Overall, it must be stated that Article 11 (2) Codified Regulation has no legal basis and must therefore bestrictly rejected. Instead, the original text of Article 10 (2) EU Designs Regulation, which was adopted in the legislative process, should be re-installed. These Katfriends urgently hope that the original version remains unchanged—also to provide consistency between the Designs Directive and the Codified Regulation and, thus, establish legal certainty.
VI.
Last but not least, it is very surprising if not disconcerting to see that the Amending Regulation translated the English term ‘European Union Design’ or ‘EU Design’ into ‘Unionsgeschmacksmuster’ and not into ‘Unionsdesign’. More than 10 years ago, the German legislator deleted the term ‘Geschmacksmuster’ from the statute and replaced it with ‘design’. The two-pronged use of terms (‘Geschmacksmuster’ and ‘design’) repeatedly leads to confusion not only among users of the system, but also among legal experts.

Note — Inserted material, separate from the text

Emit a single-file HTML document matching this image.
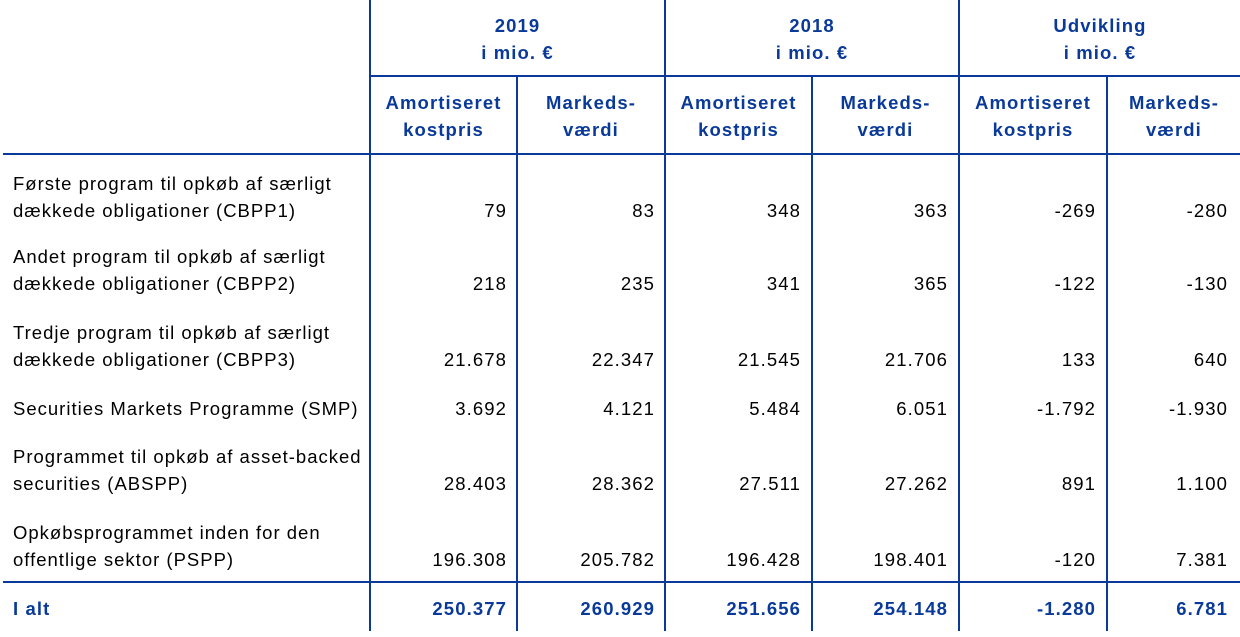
<!DOCTYPE html>
<html><head><meta charset="utf-8"><style>
body{margin:0;width:1240px;height:637px;background:#fff;position:relative;overflow:hidden;font-family:"Liberation Sans",sans-serif;font-size:18.5px;letter-spacing:1.1px;color:#000}
.l{position:absolute;background:#0a3a99}
.t{position:absolute;line-height:27px;white-space:nowrap}
.lb{letter-spacing:1.0px}
.b{color:#0a3a99;font-weight:bold}
.c{text-align:center}
.r{text-align:right}
.c1{left:371px;width:136px}.c2{left:518px;width:137px}.c3{left:666px;width:135px}
.c4{left:813px;width:135px}.c5{left:960px;width:136px}.c6{left:1108px;width:120px}
</style></head><body>
<div class="l" style="left:369px;top:0;width:2px;height:631px"></div>
<div class="l" style="left:664px;top:0;width:2px;height:631px"></div>
<div class="l" style="left:958px;top:0;width:2px;height:631px"></div>
<div class="l" style="left:516px;top:76px;width:2px;height:555px"></div>
<div class="l" style="left:811px;top:76px;width:2px;height:555px"></div>
<div class="l" style="left:1106px;top:76px;width:2px;height:555px"></div>
<div class="l" style="left:370px;top:75px;width:870px;height:2px"></div>
<div class="l" style="left:3px;top:153px;width:1237px;height:2px"></div>
<div class="l" style="left:3px;top:581px;width:1237px;height:2px"></div>

<div class="t b c" style="left:371px;width:293px;top:12px">2019<br>i mio. €</div>
<div class="t b c" style="left:666px;width:292px;top:12px">2018<br>i mio. €</div>
<div class="t b c" style="left:960px;width:280px;top:12px">Udvikling<br>i mio. €</div>

<div class="t b c" style="left:371px;width:145px;top:89px">Amortiseret<br>kostpris</div>
<div class="t b c" style="left:518px;width:146px;top:89px">Markeds-<br>værdi</div>
<div class="t b c" style="left:666px;width:145px;top:89px">Amortiseret<br>kostpris</div>
<div class="t b c" style="left:813px;width:145px;top:89px">Markeds-<br>værdi</div>
<div class="t b c" style="left:960px;width:146px;top:89px">Amortiseret<br>kostpris</div>
<div class="t b c" style="left:1108px;width:132px;top:89px">Markeds-<br>værdi</div>

<div class="t lb" style="left:13px;top:170px">Første program til opkøb af særligt<br>dækkede obligationer (CBPP1)</div>
<div class="t lb" style="left:13px;top:243px">Andet program til opkøb af særligt<br>dækkede obligationer (CBPP2)</div>
<div class="t lb" style="left:13px;top:319px">Tredje program til opkøb af særligt<br>dækkede obligationer (CBPP3)</div>
<div class="t lb" style="left:13px;top:395px">Securities Markets Programme (SMP)</div>
<div class="t lb" style="left:13px;top:443px">Programmet til opkøb af asset-backed<br>securities (ABSPP)</div>
<div class="t lb" style="left:13px;top:519px">Opkøbsprogrammet inden for den<br>offentlige sektor (PSPP)</div>
<div class="t b" style="left:13px;top:595px">I alt</div>

<div class="t r c1" style="top:197px">79</div><div class="t r c2" style="top:197px">83</div><div class="t r c3" style="top:197px">348</div><div class="t r c4" style="top:197px">363</div><div class="t r c5" style="top:197px">-269</div><div class="t r c6" style="top:197px">-280</div>
<div class="t r c1" style="top:270px">218</div><div class="t r c2" style="top:270px">235</div><div class="t r c3" style="top:270px">341</div><div class="t r c4" style="top:270px">365</div><div class="t r c5" style="top:270px">-122</div><div class="t r c6" style="top:270px">-130</div>
<div class="t r c1" style="top:346px">21.678</div><div class="t r c2" style="top:346px">22.347</div><div class="t r c3" style="top:346px">21.545</div><div class="t r c4" style="top:346px">21.706</div><div class="t r c5" style="top:346px">133</div><div class="t r c6" style="top:346px">640</div>
<div class="t r c1" style="top:395px">3.692</div><div class="t r c2" style="top:395px">4.121</div><div class="t r c3" style="top:395px">5.484</div><div class="t r c4" style="top:395px">6.051</div><div class="t r c5" style="top:395px">-1.792</div><div class="t r c6" style="top:395px">-1.930</div>
<div class="t r c1" style="top:470px">28.403</div><div class="t r c2" style="top:470px">28.362</div><div class="t r c3" style="top:470px">27.511</div><div class="t r c4" style="top:470px">27.262</div><div class="t r c5" style="top:470px">891</div><div class="t r c6" style="top:470px">1.100</div>
<div class="t r c1" style="top:546px">196.308</div><div class="t r c2" style="top:546px">205.782</div><div class="t r c3" style="top:546px">196.428</div><div class="t r c4" style="top:546px">198.401</div><div class="t r c5" style="top:546px">-120</div><div class="t r c6" style="top:546px">7.381</div>
<div class="t r b c1" style="top:595px">250.377</div><div class="t r b c2" style="top:595px">260.929</div><div class="t r b c3" style="top:595px">251.656</div><div class="t r b c4" style="top:595px">254.148</div><div class="t r b c5" style="top:595px">-1.280</div><div class="t r b c6" style="top:595px">6.781</div>
</body></html>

We are, therefore, still strongly in favour of completely deleting the term ‘Geschmacksmuster’ and replacing it with ‘Unionsdesign’. With the Codified Regulation now proposed, this should be possible. By the way: The German version of the
Directive (EU) 2024/2823 of 23 October 2024 (recast) also uses the notion ‘Unionsdesign’.
From these Katfriends' perspective, the codification should also be used to replace the term ‘Geschmacksmuster’ with ‘design’ as has already been done in the
German design law. Also, in other language versions, the codification was used for linguistic amendments (for example, in the Spanish version, the term ‘dibujo o modelo’ has been replaced by ‘diseño’).